Denver, Colorado, USA

Speer Boulevard, Denver, Colorado, USA

  • Target: 100% clean electricity city-wide by 2030 and 30% by 2020 for investor-owned utilities (state targets), 55% renewable energy by 2026 (electric utility - Xcel Energy target)
  • Status: In progress
  • RES: Solar energy, electric mobility
  • Implementation: The City of Denver is teaming up with utility provider Xcel Energy to invest in a greener future for all. In a state historically dominated by coal and fracked gas, Colorado consumers are now demanding more sustainable energy. Xcel Colorado (Public Service Company of Colorado or PSCO) is laying out major investment plans for clean energy infrastructure. When Denver joined nine other Colorado communities in July 2018 in making the commitment to transition to 100% clean, renewable electricity by 2030, it came on the basis of a Climate Action Plan created in 2015 that pledged to reduce carbon emissions by 80% by the year 2050. Under the leadership of Mayor Michael Hancock, the 80x50 Climate Action Plan would go beyond clean power. It would incorporate strategies for land use and development, home and business efficiency upgrades, and mass transit planning to meet the city’s 80% carbon reduction goal. The plan also includes provisions for a community solar program, a net-zero building code for new construction by 2035, and a fleet of 100% electric light-duty vehicles, taxis, and car shares by 2050.

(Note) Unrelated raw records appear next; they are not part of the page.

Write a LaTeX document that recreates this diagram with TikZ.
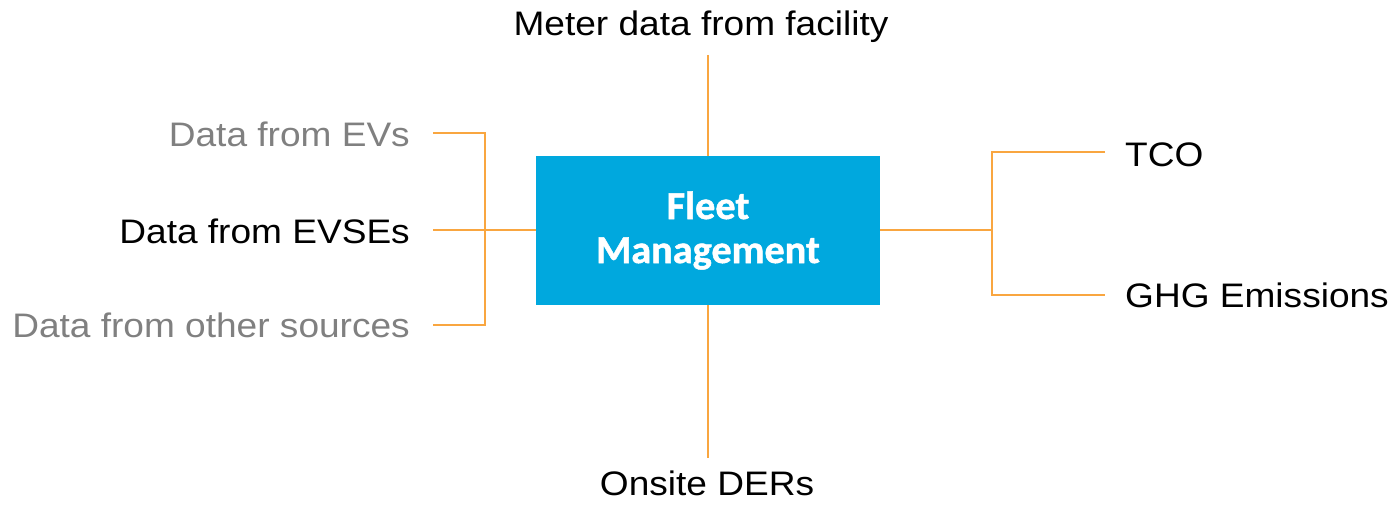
\documentclass[tikz,border=0pt]{standalone}
\usepackage{fontspec}
\setmainfont[FakeStretch=1.09]{Liberation Sans}
\newfontfamily\boxfont[FakeStretch=1.02,FakeBold=1.2]{Carlito}
\definecolor{fmblue}{HTML}{00A8DE}
\definecolor{lineorange}{HTML}{F9A640}
\definecolor{softgray}{HTML}{808080}
\begin{document}
\begin{tikzpicture}[x=1pt,y=-1pt,
  lbl/.style={inner sep=0pt,font=\fontsize{34}{40}\selectfont},
  conn/.style={draw=lineorange,line width=2pt},
  fm/.style={fill=fmblue,minimum width=344pt,minimum height=149pt,inner sep=0pt,
    text=white,align=center,font=\boxfont\bfseries\fontsize{39.5}{44}\selectfont}]
\useasboundingbox (0,0) rectangle (1394,511);
\node[fm] (fm) at (708,230.5) {Fleet\\Management};
% labels
\node[lbl,anchor=base] (meter) at (701,36) {Meter data from facility};
\node[lbl,anchor=base] (der) at (707,495) {Onsite DERs};
\node[lbl,anchor=base east,text=softgray] (evs) at (410,146) {Data from EVs};
\node[lbl,anchor=base east] (evse) at (410,243) {Data from EVSEs};
\node[lbl,anchor=base east,text=softgray] (other) at (410,337) {Data from other sources};
\node[lbl,anchor=base west] (tco) at (1125,166) {TCO};
\node[lbl,anchor=base west] (ghg) at (1125,307) {GHG Emissions};
% junction coordinates
\coordinate (meterend) at (708,55);
\coordinate (derend) at (708,458);
\coordinate (lj) at (485,230);
\coordinate (rj) at (992,230);
\coordinate (evsend) at (433,133);
\coordinate (evseend) at (433,230);
\coordinate (otherend) at (433,325);
\coordinate (tcoend) at (1105,152);
\coordinate (ghgend) at (1105,295);
% connectors
\draw[conn] (meterend) -- (fm.north);
\draw[conn] (fm.south) -- (derend);
\draw[conn,line width=2.6pt] (fm.west |- lj) -- (lj);
\draw[conn] (evsend) -| (lj) |- (otherend);
\draw[conn] (evseend) -- (lj);
\draw[conn] (fm.east |- rj) -- (rj);
\draw[conn] (tcoend) -| (rj) |- (ghgend);
\end{tikzpicture}
\end{document}
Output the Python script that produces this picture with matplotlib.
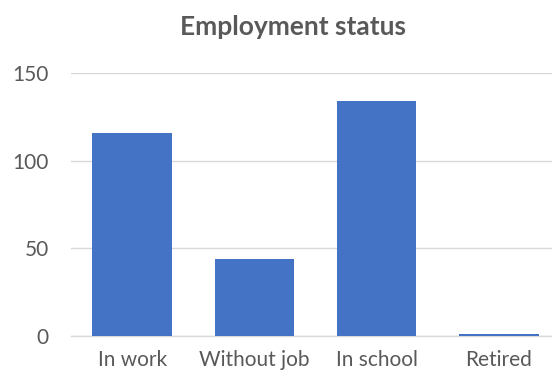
import matplotlib
matplotlib.use("Agg")
import matplotlib.pyplot as plt

# employment survey counts
categories = ["In work", "Without job", "In school", "Retired"]
counts = [116, 44, 134, 1]
yticks = [0, 50, 100, 150]

BAR_COLOR = "#4472C4"
TEXT_COLOR = "#595959"
GRID_COLOR = "#D9D9D9"

plt.rcParams["font.family"] = ["Lato", "DejaVu Sans"]

fig = plt.figure(figsize=(5.52, 3.77), dpi=100)
ax = fig.add_axes([0.1286, 0.1088, 0.886, 0.6968])

x = range(len(categories))
ax.bar(x, counts, width=0.65, color=BAR_COLOR, zorder=3)

ax.set_xlim(-0.5, len(categories) - 0.5)
ax.set_ylim(0, 150)
ax.set_yticks(yticks)
ax.set_xticks(list(x))
ax.set_xticklabels(categories)

ax.yaxis.grid(True, color=GRID_COLOR, linewidth=1.0, zorder=0)
ax.xaxis.grid(False)
for side in ["top", "right", "left"]:
    ax.spines[side].set_visible(False)
ax.spines["bottom"].set_color(GRID_COLOR)
ax.spines["bottom"].set_linewidth(1.0)
ax.tick_params(axis="both", length=0, colors=TEXT_COLOR, labelsize=15)
ax.tick_params(axis="y", pad=16)
ax.tick_params(axis="x", pad=10)

fig.text(0.53, 0.928, "Employment status", ha="center", va="center",
         fontsize=19, fontweight="bold", color=TEXT_COLOR)

fig.savefig("out.png", dpi=100)
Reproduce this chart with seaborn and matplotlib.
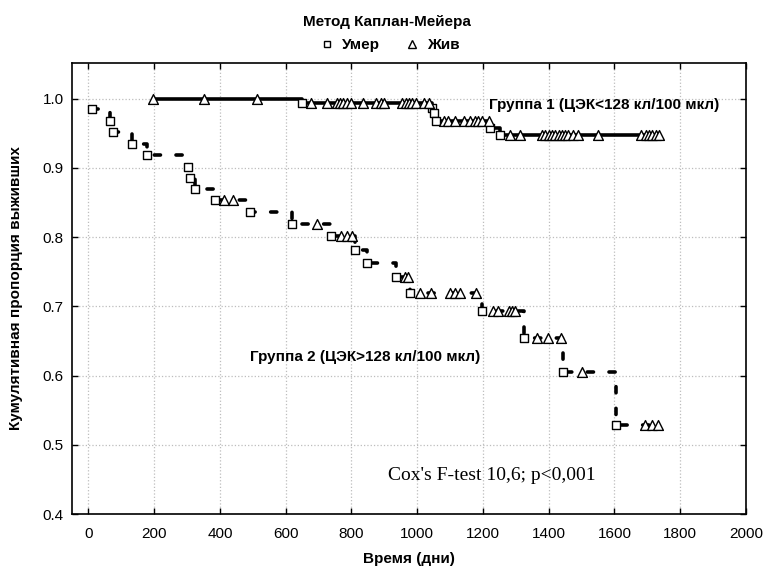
import matplotlib
matplotlib.use("Agg")
import matplotlib.pyplot as plt
from matplotlib.lines import Line2D
import seaborn as sns
import pandas as pd

# группа 1 (ЦЭК<128): умершие (квадраты) и живые/цензурированные (треугольники)
g1_died_t = [649, 1046, 1050, 1056, 1222, 1252]
g1_died_s = [0.994, 0.987, 0.979, 0.968, 0.958, 0.947]
g1_alive_t = [196, 352, 512,
              678, 727, 755, 765, 775, 785, 800, 836, 875, 890, 900, 955, 965, 975, 985, 997, 1021, 1036,
              1080, 1095, 1115, 1141, 1161, 1176, 1186, 1197, 1217,
              1283, 1313, 1380, 1390, 1400, 1410, 1420, 1430, 1440, 1450, 1460, 1475, 1490, 1551,
              1680, 1695, 1705, 1715, 1725, 1735]
g1_alive_s = [1.0] * 3 + [0.994] * 18 + [0.968] * 9 + [0.947] * 20

# группа 2 (ЦЭК>128)
g2_died_t = [11, 67, 74, 134, 179, 302, 308, 323, 386, 491, 619, 739, 811, 847, 935, 977, 1197, 1326, 1443, 1604]
g2_died_s = [0.985, 0.968, 0.952, 0.934, 0.918, 0.902, 0.885, 0.869, 0.853, 0.836, 0.819, 0.802,
             0.782, 0.762, 0.742, 0.720, 0.693, 0.655, 0.605, 0.529]
g2_alive_t = [413, 441, 695, 768, 785, 801, 963, 973,
              1007, 1043, 1100, 1115, 1130, 1180,
              1232, 1247, 1278, 1288, 1298, 1364, 1399, 1437, 1501, 1693, 1713, 1733]
g2_alive_s = [0.853, 0.853, 0.819, 0.802, 0.802, 0.802, 0.742, 0.742,
              0.720, 0.720, 0.720, 0.720, 0.720, 0.720,
              0.693, 0.693, 0.693, 0.693, 0.693, 0.655, 0.655, 0.655, 0.605, 0.529, 0.529, 0.529]

x_ticks = [0, 200, 400, 600, 800, 1000, 1200, 1400, 1600, 1800, 2000]
y_ticks = [0.4, 0.5, 0.6, 0.7, 0.8, 0.9, 1.0]


def make_df(died_t, died_s, alive_t, alive_s):
    d = pd.DataFrame({"t": died_t + alive_t, "s": died_s + alive_s,
                      "status": ["Умер"] * len(died_t) + ["Жив"] * len(alive_t)})
    return d.sort_values("t").reset_index(drop=True)


g1 = make_df(g1_died_t, g1_died_s, g1_alive_t, g1_alive_s)
g2 = make_df(g2_died_t, g2_died_s, g2_alive_t, g2_alive_s)

sns.set_style("ticks")
plt.rcParams["font.family"] = ["Liberation Sans", "DejaVu Sans"]
plt.rcParams["text.color"] = "black"
plt.rcParams["axes.labelcolor"] = "black"

fig = plt.figure(figsize=(7.64, 5.70), dpi=100)
ax = fig.add_axes([72 / 764, 1 - 514 / 570, (746 - 72) / 764, (514 - 63) / 570])

sns.lineplot(data=g1, x="t", y="s", estimator=None, sort=True, drawstyle="steps-post",
             color="black", linewidth=2.6, ax=ax, zorder=2)
sns.lineplot(data=g2, x="t", y="s", estimator=None, sort=True, drawstyle="steps-post",
             color="black", linewidth=2.6, linestyle=(0, (1.7, 4.3)),
             dash_capstyle="round", ax=ax, zorder=2)

for df in (g1, g2):
    sq = df[df["status"] == "Умер"]
    tr = df[df["status"] == "Жив"]
    sns.scatterplot(x=sq["t"], y=sq["s"], marker="s", s=38, color="white",
                    edgecolor="black", linewidth=1, ax=ax, zorder=3)
    sns.scatterplot(x=tr["t"], y=tr["s"], marker="^", s=50, color="white",
                    edgecolor="black", linewidth=1, ax=ax, zorder=3)

ax.set_xlim(-50, 2000)
ax.set_ylim(0.4, 1.0516)
ax.set_xticks(x_ticks)
ax.set_yticks(y_ticks)
ax.set_yticklabels([f"{v:.1f}" for v in y_ticks])
ax.grid(True, color="#bdbdbd", linestyle=":", linewidth=0.9)
ax.tick_params(direction="in", length=4, width=1, top=True, right=True,
               labelsize=11, colors="black")
ax.tick_params(axis="x", pad=9)
ax.tick_params(axis="y", pad=6)
for sp in ax.spines.values():
    sp.set_visible(True)
    sp.set_linewidth(1.2)
    sp.set_color("black")

ax.set_xlabel("Время (дни)", fontsize=11, fontweight="bold", labelpad=8)
ax.set_ylabel("Кумулятивная пропорция выживших", fontsize=11, fontweight="bold", labelpad=14)

ax.text(1219, 0.991, "Группа 1 (ЦЭК<128 кл/100 мкл)", fontsize=11, fontweight="bold", va="center")
ax.text(492, 0.627, "Группа 2 (ЦЭК>128 кл/100 мкл)", fontsize=11, fontweight="bold", va="center")
ax.text(912, 0.455, "Cox's F-test 10,6; p<0,001", fontsize=14, va="center",
        family=["Liberation Serif", "DejaVu Serif"])

fig.text(0.507, 1 - 22 / 570, "Метод Каплан-Мейера", ha="center", va="center",
         fontsize=11, fontweight="bold")
handles = [Line2D([], [], marker="s", ls="", mfc="white", mec="black", ms=5, mew=1),
           Line2D([], [], marker="^", ls="", mfc="white", mec="black", ms=5.5, mew=1)]
fig.legend(handles, ["Умер", "Жив"], loc="center", bbox_to_anchor=(0.51, 1 - 45 / 570),
           ncol=2, frameon=False, prop={"weight": "bold", "size": 11},
           handletextpad=0.5, columnspacing=1.6, handlelength=1.0)

if ax.get_legend() is not None:
    ax.get_legend().remove()

fig.savefig("out.png", dpi=100)
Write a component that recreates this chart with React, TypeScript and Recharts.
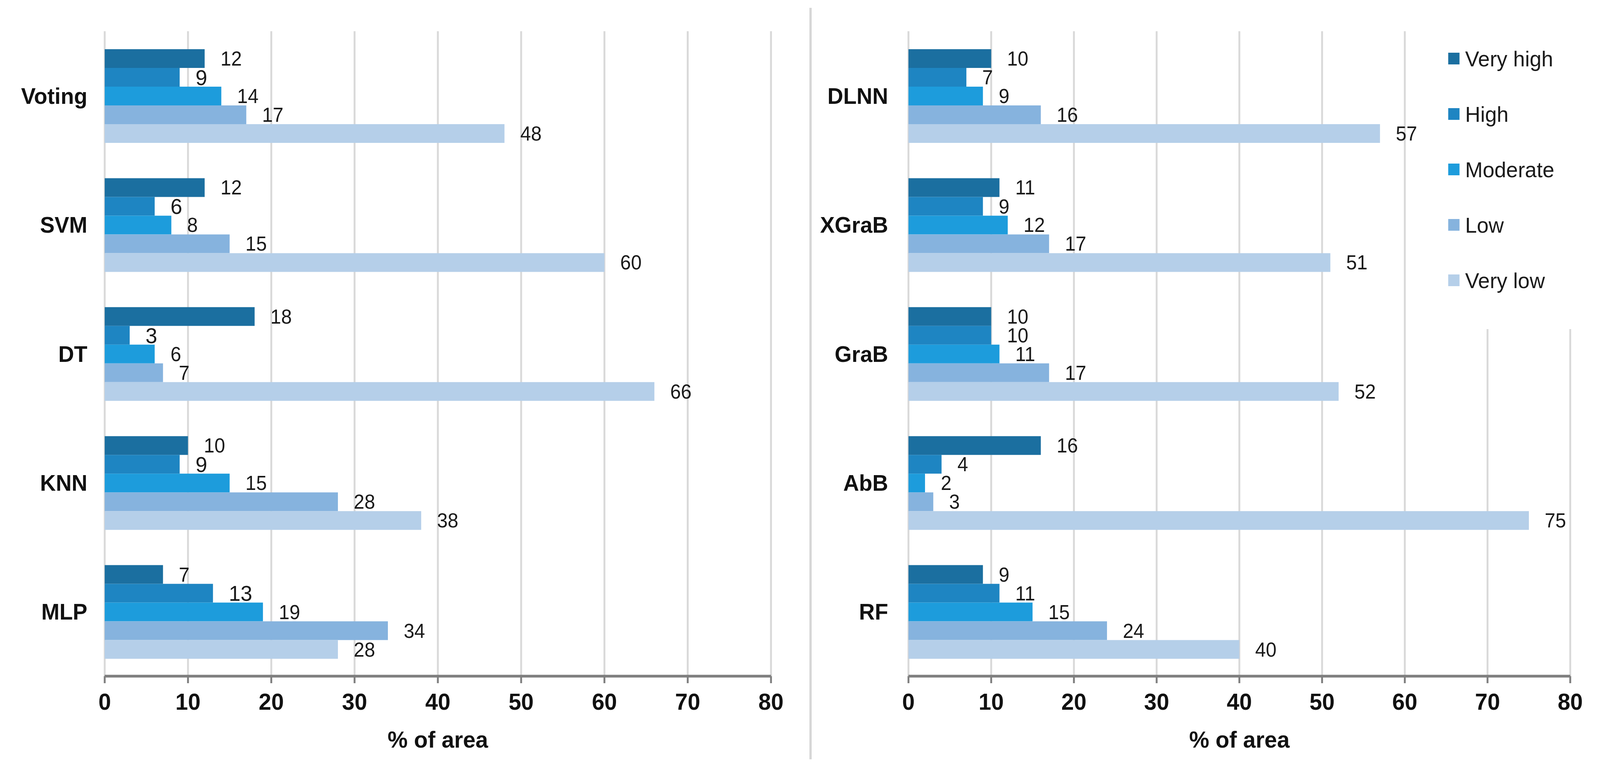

    Reaching these goals will require strong strategic partnerships. Denver has received support from more than 50 nonprofits and businesses for its clean energy plans. Organisations include the Working Families Party, the Colorado Latino Forum, the Denver NAACP, the Democratic Party, and the Denver Labor Federation. The local utility, PSCO, has recently finalized encouraging agreements with Colorado communities. Given that Denver accounts for 25% of Xcel’s retail sales, the city has been able to act on community pressure urging the utility transition to clean energy. Xcel has since announced plans to replace two units at Colorado’s largest coal plant with a $2.5 billion investment in clean energy generation. The plan is expected to save more than $213 million, while reducing carbon emissions by 59%. By 2026, Xcel plans for 55% of the energy they generate in Colorado to come from renewable sources. As a model for the rest of the country, Colorado is the first state in which the renewable portfolio standard is set by public vote, rather than by legislation; its abundant wind and solar resources make the transition to clean energy both affordable and logical.
  • Population: 716,492 (2018)
  • Area: 154.97 sq mi (401.36 km2)
  • Link: https://www.denvergov.org/content/denvergov/en/environmental-health/environmental-quality/climate.html
Speer Boulevard, Denver, Colorado, USA

East Hampton, New York, USA

Maidstone Golf Club, East Hampton, New York, USA

  • Target: 100% renewable energy to meet electricity demand by 2020, and heating and transportation demand by 2030.
  • Status: In progress
  • RES: Solar energy and wind power.
  • Implementation: The town of East Hampton, New York is located in Suffolk County on the eastern end of Long Island's south shore. In May 2014, its Town Board voted unanimously to set the 100% goal, making it the first municipal government on the East Coast of the United States to set such a bold target. The goal was motivated by the need to address rising summer peak demand for electricity and to reduce the need for controversial, unattractive new transmission lines that were beginning to go up in the region. By improving energy efficiency and developing local renewable energy, money and jobs in the local economy would also be better ensured.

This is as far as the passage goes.